Le gouvernement des Juges
Comment en sommes-nous arrivés là ? Il semblerait que cette tendance à la judiciarisation du politique soit poussée par deux certitudes.
Tout d’abord, il y a la conviction qu’il faut mettre des garde-fous à la tyrannie de la majorité. Et en effet, si en démocratie 51% des individus peuvent librement décider du sort des 49% sans aucune limite, il y a de fortes chances d’assister à des moments dramatiques.
C’est alors le rôle du droit, de s’assurer que certains droits fondamentaux ne puissent être remis en cause.Ensuite, il est essentiel de se rappeler que le premier rôle de la construction européenne est d’éviter les guerres intra-européennes.

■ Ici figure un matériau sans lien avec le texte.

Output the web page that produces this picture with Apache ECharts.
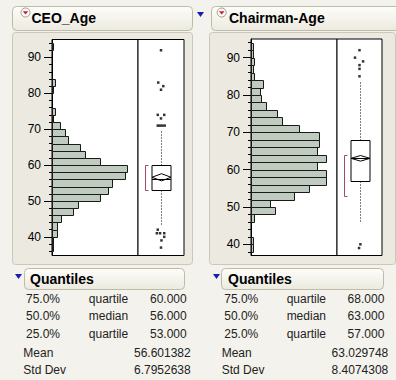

Il y a dans l’ADN de l’UE, l’idée que les États-nations et le nationalisme sont responsables de la Seconde Guerre mondiale.
Par conséquent, la construction européenne s’est élaborée afin de pouvoir prendre les États en tenaille entre les individus et les organismes supra-nationaux. Les tensions que nous traversons sont le fruit de ces considérations idéologiques et juridiques.
D’une volonté de contrer la tyrannie de la majorité et le pouvoir des États, en serions nous arrivés à une dictature des minorités et une impuissance des gouvernements élus? Des mouvements nationalistes sont de cet avis. Ils combattent ce qu’ils considèrent être l’abus de pouvoir des « juges étrangers ».
Une crise profonde de valeurs
Il ne faudrait pas se contenter de voir dans la crise polonaise, une simple tension entre un arbitre et un mauvais élève. Il s’agit là plutôt d’un miroir qui reflète une contradiction entre deux de nos valeurs les plus fondamentales : la protection des minorités et la démocratie.
Entre tyrannie de la majorité et dictature des minorités, il est impératif que les pays européens trouvent une voie saine de coopération. Dans un monde toujours plus polarisé entre les États-Unis et une Chine montante, l’Europe a assurément un rôle-clé à jouer. Mais pour ce faire, elle doit d’abord résoudre ses propres contradictions internes.
Des bons offices intra-européen ?
La tradition helvétique des bons offices a permis d’apaiser de nombreuses tensions internationales. Ne pourrait-elle pas faire de même pour les conflits intra-européens ?
Géographiquement au centre du continent, la Suisse n’est pas membre de l’Union européenne. Alliant démocratie directe, système de milice et fédéralisme, la Suisse incarne cette démocratie pratique et concrète qui manque à l’Europe.
On a tendance à voir la Suisse comme un pays destiné à devenir membre de l’Union mais qui se refuse à avancer. Elle est parfois comparée au village gaulois qui résiste à l’intégration. Rappelons néanmoins que ce sont les électeurs qui ont refusé l’intégration.
Une vision plus positive reviendrait à présenter la Suisse comme une Agora au milieu du continent. En Europe mais hors de l’Union, entre les blocs américains, chinois et russes, ne contribue t’elle pas à l’ordre international ?
L’indépendance de la Suisse n’est pas un bâton de plus dans les roues du train européen. Bien au contraire, sa neutralité active et sa démocratie exemplaire peuvent contribuer à ce que l’Europe résolve ses tensions internes.